Incomplete: Heath Hembree, Nathan Eovaldi, Ryan Weber, Josh Smith, Josh Taylor, Brian Johnson, Mike Shawaryn, Travis Lakins, Steven Wright, Darwinzon Hernandez, Bobby Poyner, Erasmo Ramirez, Trevor Kelly.
Dave Dombrowski, F
Since the World Series ended, there’s not a single positive decision from him to point to. His first move of the offseason was to re-sign 36-year-old Steve Pearce, who has a .180 average, .503 OPS and is out indefinitely with knee problems. It’s $6.5 million down the tank on a platoon first baseman, one they picked up for nothing via trade last summer. A clear misevaluation. Then Dombrowski committed $68 million to the oft-injured Nathan Eovaldi, who has made four starts with a 6.00 ERA and underwent elbow surgery. He’s now dealing with biceps tendinitis and will try to come back as a closer.
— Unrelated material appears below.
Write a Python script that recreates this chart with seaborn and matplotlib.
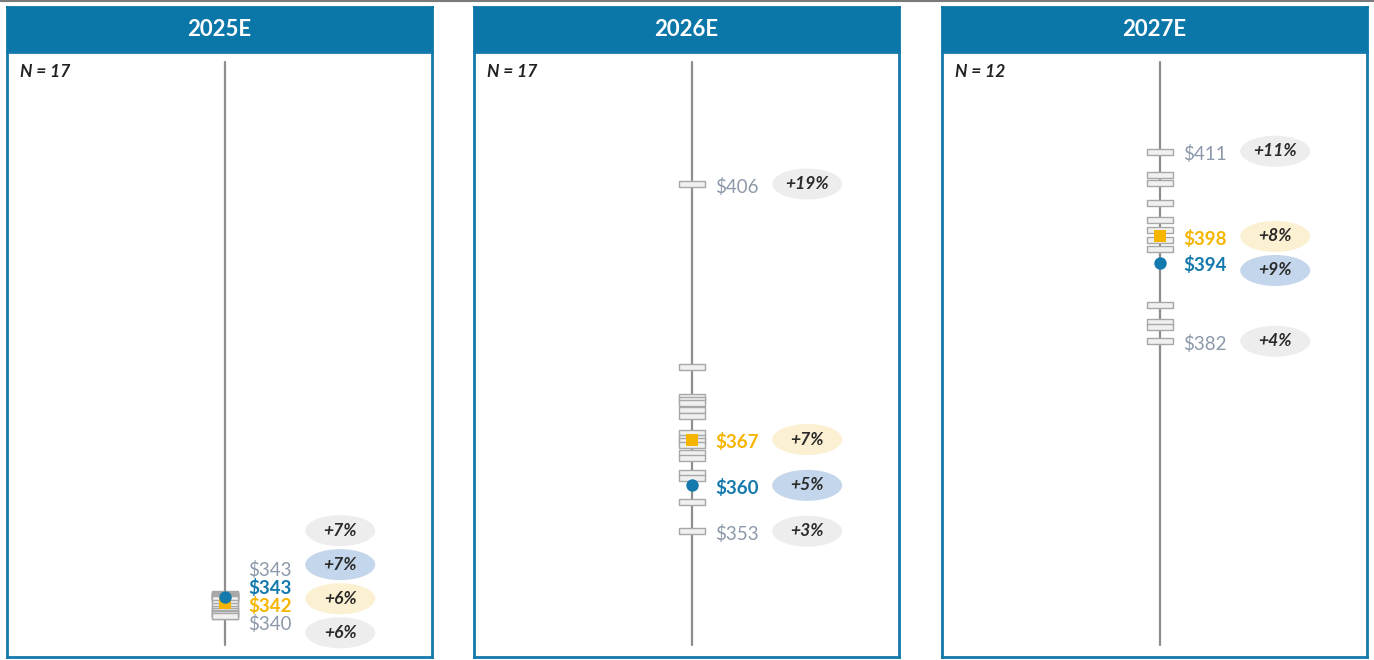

Whether he succeeds or fails, he’ll be the fifth-most expensive closer in the game at $17 million per season. Dombrowski’s final move of the winter was to trade for Colten Brewer (4.70 ERA). Even the minor league signings disappointed; none has contributed with success in the majors. And now he needs the Eovaldi transition to work out, plus a few impactful trades, to save the Red Sox’ season.
Alex Cora, C
The spring training plan for the starting pitchers was a total disaster that resulted in lower velocities across the board. The rotation ended April with a 5-14 record and a 5.39 ERA, putting the overworked bullpen in a bind from the start. Will it pay off in September/October? And if the manager/coaching staff is to get credit when players have career years, the same must be taken away when players regress below their averages, such in the cases of Betts and Benintendi, who did not succeed when Cora switched their position in the lineup. Cora has remained loyal to his player-friendly managerial style that worked so well last year, and this grade can flip quickly if he’s able to turn the season around in the second half.